Tuesday, December 8, 2009

goodreads book review: penrod, booth tarkington

Penrod (Penguin Classics) Penrod by Booth Tarkington


My rating: 3 of 5 stars
penrod is an amusing book. it's not laugh-out-loud funny but the misadventures of this inscrutable and bad boy are captivating, and knowing, and made me smile. tarkington lets us into the hallowed halls of an adolescent male mind which is itching for experiences, and wily in its meeting of any consequence that these experiences might bring. penrod, as the epitome of boys, an untroubled huck, breathes life into the archetypal boyhood. he is good at getting into scrapes whether they are of his own devising or not (usually they are), and things often spiral wildly out of his control despite his efforts at containment. he is popularized as the "worst boy in town" by the girl he likes best, and he's hotly defensive of his honour. he is curious, vindictive, but also sometimes kind. if you have spent any time with an unruly young man, with some brains, and too much energy, you have met penrod. the other characters too, are well drawn and quite familiar: his family, frustrated, amused, and perplexed by him; the other kids who are his friends and enemies all-at-once live in awe or fear, or collude with him; the other townsfolk cluck, or cause calumnies for him. the characterizations in this book feel real even if they also sometimes smack of caricature, as real people sometimes do.

some of the caricature in this book i had trouble with: specifically the endemic racism. i realize that it is a by-product of the society in which tarkington was raised, and understood, but it's distracting and painful to read some of these sentences that are tossed off, and in some cases, weaken the narrative. here's an example, with square brackets mine:

He sat staring at the an open page of a textbook, but not studying; not even reading; not even thinking.
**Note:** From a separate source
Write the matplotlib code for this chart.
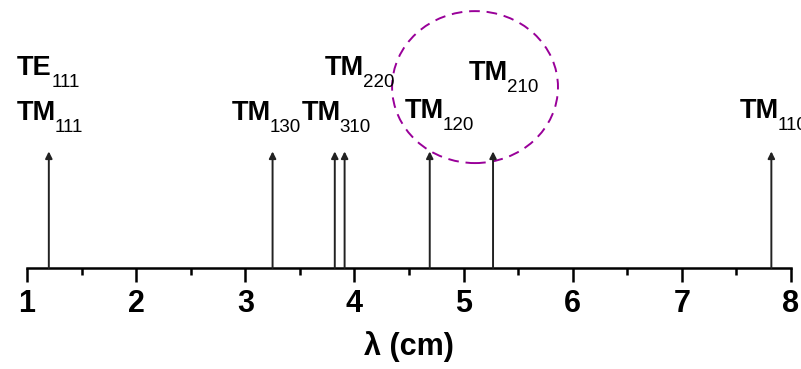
import matplotlib
matplotlib.use("Agg")
import matplotlib.pyplot as plt
from matplotlib.patches import Ellipse

# Resonant mode wavelengths (cm)
wavelengths = [1.20, 3.25, 3.82, 3.91, 4.69, 5.27, 7.82]
line_height = 0.435

# mode labels: main text, subscript, left edge (cm), baseline height
label_main = ["TE", "TM", "TM", "TM", "TM", "TM", "TM", "TM"]
label_sub = ["111", "111", "130", "310", "220", "120", "210", "110"]
label_x = [0.908, 0.908, 2.878, 3.52, 3.73, 4.46, 5.05, 7.53]
label_y = [0.72, 0.552, 0.552, 0.552, 0.72, 0.56, 0.70, 0.56]

plt.rcParams["font.family"] = ["Liberation Sans", "DejaVu Sans"]

fig = plt.figure(figsize=(8.01, 3.69), dpi=100)
ax = fig.add_axes([27 / 801, (369 - 268) / 369, (791 - 27) / 801, 268 / 369])
ax.set_xlim(1, 8)
ax.set_ylim(0, 1)

for x in wavelengths:
    ax.annotate("", xy=(x, line_height), xytext=(x, 0),
                arrowprops=dict(arrowstyle="-|>", lw=1.4, color="#222222",
                                mutation_scale=10, shrinkA=0, shrinkB=0))

for main, sub, x, y in zip(label_main, label_sub, label_x, label_y):
    t = ax.text(x, y, main, fontsize=19.5, fontweight="bold",
                ha="left", va="baseline", clip_on=False)
    dx = 0.3 if main == "TE" else -1.2
    ax.annotate(sub, xy=(1, 0), xycoords=t, xytext=(dx, -4.3),
                textcoords="offset points", fontsize=13.5,
                ha="left", va="baseline", annotation_clip=False)

# dashed ring around the TM120 / TM210 pair
ring = Ellipse((5.105, 0.675), 1.52, 0.567, fill=False, ls=(0, (5.5, 3.5)),
               lw=1.4, edgecolor="#990099", clip_on=False)
ax.add_patch(ring)

for s in ["top", "right", "left"]:
    ax.spines[s].set_visible(False)
ax.spines["bottom"].set_linewidth(1.8)
ax.set_yticks([])
ax.set_xticks(range(1, 9))
ax.set_xticks([x + 0.5 for x in range(1, 8)], minor=True)
ax.tick_params(axis="x", which="major", length=10, width=1.8, pad=5)
ax.tick_params(axis="x", which="minor", length=5, width=1.8)
for lbl in ax.get_xticklabels():
    lbl.set_fontweight("bold")
    lbl.set_fontsize(22)

ax.set_xlabel("λ (cm)", fontsize=22, fontweight="bold")
ax.xaxis.set_label_coords(0.5, -0.235)

fig.savefig("out.png", dpi=100, facecolor="white")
Nor was he lost in a reverie: his mind's eye was shut, as his physical eye might well have been, for the optic nerve, flaccid with ennui, conveyed nothing whatever of the printed page upon which the orb of vision was partially focused. Penrod was doing something very unusual and rare, something almost never accomplished except by [coloured people or by] a boy in school on a spring day: he was doing really nothing at all. He was merely a state of being.


cut those four words out, and it is marvellous writing, and cements the portrayal of a boy's mind which is the novel's central theme. and i can't even say that this is the worst of it. penrod has two black playmates named herman and verman, who have a raccoon they eventually name sherman after their dead brother, and they are wonderful characters, and is often the case, in some ways much more attractive than penrod himself. yet, we are forced to endure narrative that characterizes them as in the "lower stages of evolution" and the like. at least these racial slurs are relatively few in number, and the brothers are treated with respect by penrod and their other colleagues in the arts of chicanery.

i'm really glad i read this book despite the racism. each time i come across this issue, i face the quandary of to read or not to read. it is troubling, that a book that brings so much pleasure can also knock it out of you with a careless, and often useless remark. it is also a relic of the way the world was, and i can curse the editor of penrod for not seeing that the strength of the above paragraph was dimmed by the stupid addition of a folksy slur, and be glad that times have changed. boys and their spirits however, have not altered in essentials since the publication of penrod, and i cannot say that that is a blessing or a curse, so much as shake my head wryly at the epitome of boys so embodied in this book.